_SUPPLIED DATA_.

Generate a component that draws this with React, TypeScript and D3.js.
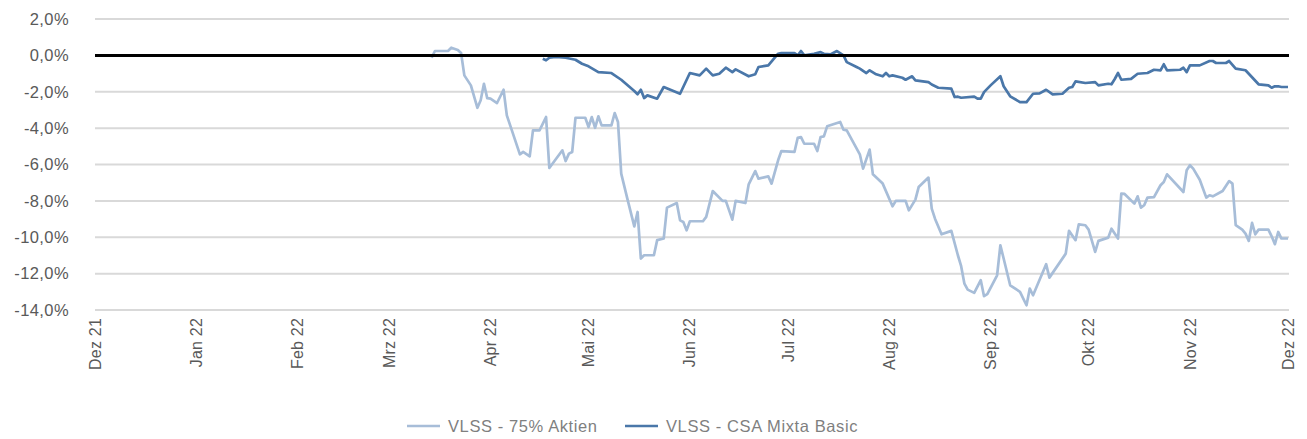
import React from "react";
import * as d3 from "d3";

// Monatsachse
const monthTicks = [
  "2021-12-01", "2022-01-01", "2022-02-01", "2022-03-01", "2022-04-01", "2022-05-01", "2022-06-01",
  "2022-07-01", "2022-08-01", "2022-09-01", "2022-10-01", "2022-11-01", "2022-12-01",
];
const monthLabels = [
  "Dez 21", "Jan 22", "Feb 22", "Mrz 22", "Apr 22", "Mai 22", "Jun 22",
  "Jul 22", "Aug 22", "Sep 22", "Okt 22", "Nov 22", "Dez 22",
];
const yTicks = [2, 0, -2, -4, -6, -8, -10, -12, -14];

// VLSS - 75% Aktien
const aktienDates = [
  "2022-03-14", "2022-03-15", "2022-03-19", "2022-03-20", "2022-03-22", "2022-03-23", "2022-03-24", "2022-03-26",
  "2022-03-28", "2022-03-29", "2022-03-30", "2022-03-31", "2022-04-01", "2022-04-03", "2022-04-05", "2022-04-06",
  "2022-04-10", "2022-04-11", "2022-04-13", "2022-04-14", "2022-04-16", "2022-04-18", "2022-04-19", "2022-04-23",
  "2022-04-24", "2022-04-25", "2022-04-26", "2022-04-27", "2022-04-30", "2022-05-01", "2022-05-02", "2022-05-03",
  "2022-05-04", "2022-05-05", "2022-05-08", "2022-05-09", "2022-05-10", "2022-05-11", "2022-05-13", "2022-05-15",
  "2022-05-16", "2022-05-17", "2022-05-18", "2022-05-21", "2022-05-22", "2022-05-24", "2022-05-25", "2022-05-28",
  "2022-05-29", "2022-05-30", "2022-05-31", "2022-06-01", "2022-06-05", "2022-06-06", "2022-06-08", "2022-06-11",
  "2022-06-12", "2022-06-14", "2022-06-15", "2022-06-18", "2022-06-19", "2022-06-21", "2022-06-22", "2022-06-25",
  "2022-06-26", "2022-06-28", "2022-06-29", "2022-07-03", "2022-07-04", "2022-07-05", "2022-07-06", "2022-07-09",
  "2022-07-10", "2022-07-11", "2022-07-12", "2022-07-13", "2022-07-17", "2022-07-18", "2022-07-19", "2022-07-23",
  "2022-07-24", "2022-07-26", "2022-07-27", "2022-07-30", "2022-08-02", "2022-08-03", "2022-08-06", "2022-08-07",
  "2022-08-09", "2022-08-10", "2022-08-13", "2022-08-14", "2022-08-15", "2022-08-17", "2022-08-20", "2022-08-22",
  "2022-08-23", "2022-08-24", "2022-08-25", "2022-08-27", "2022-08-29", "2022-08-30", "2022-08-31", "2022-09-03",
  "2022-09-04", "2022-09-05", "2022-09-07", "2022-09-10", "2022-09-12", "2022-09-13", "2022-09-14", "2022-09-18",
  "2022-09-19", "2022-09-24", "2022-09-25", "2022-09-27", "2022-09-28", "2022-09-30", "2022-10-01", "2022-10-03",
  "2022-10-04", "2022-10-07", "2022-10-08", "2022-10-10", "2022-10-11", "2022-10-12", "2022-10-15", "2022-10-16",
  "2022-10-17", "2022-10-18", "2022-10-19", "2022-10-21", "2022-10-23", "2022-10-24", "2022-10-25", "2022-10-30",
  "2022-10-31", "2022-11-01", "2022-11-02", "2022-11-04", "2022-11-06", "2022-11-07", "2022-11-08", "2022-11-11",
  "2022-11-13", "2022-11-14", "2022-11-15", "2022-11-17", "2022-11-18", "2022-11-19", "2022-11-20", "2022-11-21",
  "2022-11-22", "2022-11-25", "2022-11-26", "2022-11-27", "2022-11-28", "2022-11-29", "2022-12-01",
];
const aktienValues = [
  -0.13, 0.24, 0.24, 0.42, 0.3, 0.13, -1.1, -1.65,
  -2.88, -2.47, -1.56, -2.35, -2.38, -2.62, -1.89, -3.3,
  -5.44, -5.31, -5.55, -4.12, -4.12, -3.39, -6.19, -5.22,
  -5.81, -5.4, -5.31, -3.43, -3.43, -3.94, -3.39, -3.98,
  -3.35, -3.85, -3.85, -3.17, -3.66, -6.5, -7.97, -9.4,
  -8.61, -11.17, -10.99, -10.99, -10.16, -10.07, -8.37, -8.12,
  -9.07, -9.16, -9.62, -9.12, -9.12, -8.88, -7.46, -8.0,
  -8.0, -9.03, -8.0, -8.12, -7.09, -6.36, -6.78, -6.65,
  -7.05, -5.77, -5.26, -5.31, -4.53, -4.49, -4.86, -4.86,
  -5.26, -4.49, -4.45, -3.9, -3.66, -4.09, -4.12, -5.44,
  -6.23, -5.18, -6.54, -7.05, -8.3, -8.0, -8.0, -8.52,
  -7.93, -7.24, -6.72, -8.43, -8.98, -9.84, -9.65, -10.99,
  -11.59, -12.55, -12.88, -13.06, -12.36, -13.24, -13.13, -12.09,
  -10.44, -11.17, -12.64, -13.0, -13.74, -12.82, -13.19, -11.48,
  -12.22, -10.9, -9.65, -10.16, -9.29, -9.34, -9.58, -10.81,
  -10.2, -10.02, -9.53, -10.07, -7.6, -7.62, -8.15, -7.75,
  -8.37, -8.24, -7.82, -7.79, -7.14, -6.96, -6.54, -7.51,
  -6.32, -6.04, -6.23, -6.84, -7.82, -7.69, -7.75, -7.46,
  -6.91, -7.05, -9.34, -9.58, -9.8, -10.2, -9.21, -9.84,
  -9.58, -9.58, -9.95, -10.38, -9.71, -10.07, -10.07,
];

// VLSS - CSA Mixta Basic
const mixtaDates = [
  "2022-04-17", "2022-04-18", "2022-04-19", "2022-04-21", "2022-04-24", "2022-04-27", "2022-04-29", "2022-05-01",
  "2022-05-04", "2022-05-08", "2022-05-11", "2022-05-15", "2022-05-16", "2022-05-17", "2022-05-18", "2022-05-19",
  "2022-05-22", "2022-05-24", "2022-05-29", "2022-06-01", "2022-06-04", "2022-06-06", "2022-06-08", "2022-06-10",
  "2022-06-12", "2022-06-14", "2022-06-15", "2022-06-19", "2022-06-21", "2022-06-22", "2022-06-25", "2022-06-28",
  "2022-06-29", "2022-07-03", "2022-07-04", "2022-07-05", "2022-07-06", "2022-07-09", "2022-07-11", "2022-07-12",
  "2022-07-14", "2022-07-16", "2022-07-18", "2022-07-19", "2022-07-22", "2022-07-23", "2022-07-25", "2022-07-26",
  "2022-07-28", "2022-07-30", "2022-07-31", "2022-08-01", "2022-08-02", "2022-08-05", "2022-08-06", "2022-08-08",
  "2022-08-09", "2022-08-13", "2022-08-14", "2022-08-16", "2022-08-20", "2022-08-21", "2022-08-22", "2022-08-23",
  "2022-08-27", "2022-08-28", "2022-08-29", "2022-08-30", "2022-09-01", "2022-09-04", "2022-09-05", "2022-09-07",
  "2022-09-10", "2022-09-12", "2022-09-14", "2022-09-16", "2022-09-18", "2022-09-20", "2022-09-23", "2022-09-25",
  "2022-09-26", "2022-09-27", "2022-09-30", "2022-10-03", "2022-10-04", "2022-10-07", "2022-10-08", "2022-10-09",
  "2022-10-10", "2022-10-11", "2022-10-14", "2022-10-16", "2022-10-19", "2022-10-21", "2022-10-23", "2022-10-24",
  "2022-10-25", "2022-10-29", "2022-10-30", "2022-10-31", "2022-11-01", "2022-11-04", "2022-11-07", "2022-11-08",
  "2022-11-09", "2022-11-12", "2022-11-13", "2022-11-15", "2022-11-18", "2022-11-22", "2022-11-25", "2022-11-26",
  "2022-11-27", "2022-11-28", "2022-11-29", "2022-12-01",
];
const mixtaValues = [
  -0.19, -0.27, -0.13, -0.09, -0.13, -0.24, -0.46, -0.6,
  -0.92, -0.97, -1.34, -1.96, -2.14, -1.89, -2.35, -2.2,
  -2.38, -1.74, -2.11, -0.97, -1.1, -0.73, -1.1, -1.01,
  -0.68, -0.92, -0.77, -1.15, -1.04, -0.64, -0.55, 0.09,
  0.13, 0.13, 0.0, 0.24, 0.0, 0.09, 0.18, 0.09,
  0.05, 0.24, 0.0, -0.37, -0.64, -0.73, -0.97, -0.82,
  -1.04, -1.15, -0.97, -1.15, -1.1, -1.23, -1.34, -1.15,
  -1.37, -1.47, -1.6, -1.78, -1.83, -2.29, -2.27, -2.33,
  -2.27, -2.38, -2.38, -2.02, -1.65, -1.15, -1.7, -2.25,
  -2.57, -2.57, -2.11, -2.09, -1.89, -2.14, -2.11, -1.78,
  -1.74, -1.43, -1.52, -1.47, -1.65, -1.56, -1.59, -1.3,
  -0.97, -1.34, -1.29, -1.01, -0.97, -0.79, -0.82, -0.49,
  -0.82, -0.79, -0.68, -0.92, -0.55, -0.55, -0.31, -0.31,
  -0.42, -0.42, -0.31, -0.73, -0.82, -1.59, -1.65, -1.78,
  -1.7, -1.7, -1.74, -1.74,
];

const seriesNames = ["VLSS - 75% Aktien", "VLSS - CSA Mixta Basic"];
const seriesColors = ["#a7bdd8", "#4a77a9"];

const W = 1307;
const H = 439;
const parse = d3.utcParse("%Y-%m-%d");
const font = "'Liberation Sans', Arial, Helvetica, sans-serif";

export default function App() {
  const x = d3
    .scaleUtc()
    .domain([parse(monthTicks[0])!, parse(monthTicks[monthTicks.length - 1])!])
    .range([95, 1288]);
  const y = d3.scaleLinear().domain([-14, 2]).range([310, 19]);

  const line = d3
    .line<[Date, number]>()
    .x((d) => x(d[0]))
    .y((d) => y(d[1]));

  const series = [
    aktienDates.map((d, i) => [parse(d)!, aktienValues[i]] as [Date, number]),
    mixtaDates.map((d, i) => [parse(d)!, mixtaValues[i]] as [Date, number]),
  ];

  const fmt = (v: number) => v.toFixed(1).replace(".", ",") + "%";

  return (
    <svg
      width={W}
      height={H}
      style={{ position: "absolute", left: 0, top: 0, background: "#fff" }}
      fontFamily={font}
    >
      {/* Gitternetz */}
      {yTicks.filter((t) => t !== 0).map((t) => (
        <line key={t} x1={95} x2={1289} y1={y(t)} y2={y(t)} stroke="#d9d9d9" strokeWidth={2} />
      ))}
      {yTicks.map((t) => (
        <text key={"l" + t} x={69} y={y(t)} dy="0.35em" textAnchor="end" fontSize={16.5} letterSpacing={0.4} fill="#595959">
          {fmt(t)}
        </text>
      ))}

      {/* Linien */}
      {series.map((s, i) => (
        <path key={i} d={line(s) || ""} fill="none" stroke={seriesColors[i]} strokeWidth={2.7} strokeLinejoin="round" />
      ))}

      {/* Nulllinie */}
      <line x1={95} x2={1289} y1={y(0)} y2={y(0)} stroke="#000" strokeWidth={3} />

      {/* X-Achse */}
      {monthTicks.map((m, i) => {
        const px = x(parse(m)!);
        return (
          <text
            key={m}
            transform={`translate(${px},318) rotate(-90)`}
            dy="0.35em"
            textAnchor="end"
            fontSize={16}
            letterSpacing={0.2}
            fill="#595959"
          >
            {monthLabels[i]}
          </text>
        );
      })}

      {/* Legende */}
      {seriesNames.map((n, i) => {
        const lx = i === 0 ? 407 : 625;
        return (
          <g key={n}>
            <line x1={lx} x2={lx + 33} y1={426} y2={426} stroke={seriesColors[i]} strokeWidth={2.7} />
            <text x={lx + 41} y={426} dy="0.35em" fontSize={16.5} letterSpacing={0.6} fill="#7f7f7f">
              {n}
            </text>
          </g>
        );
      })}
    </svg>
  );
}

_REQUEST_. Whichever lines contain the string "React", select and copy them.

_EXPECTED ANSWER_.
Generate a component that draws this with React, TypeScript and D3.js.
import React from "react";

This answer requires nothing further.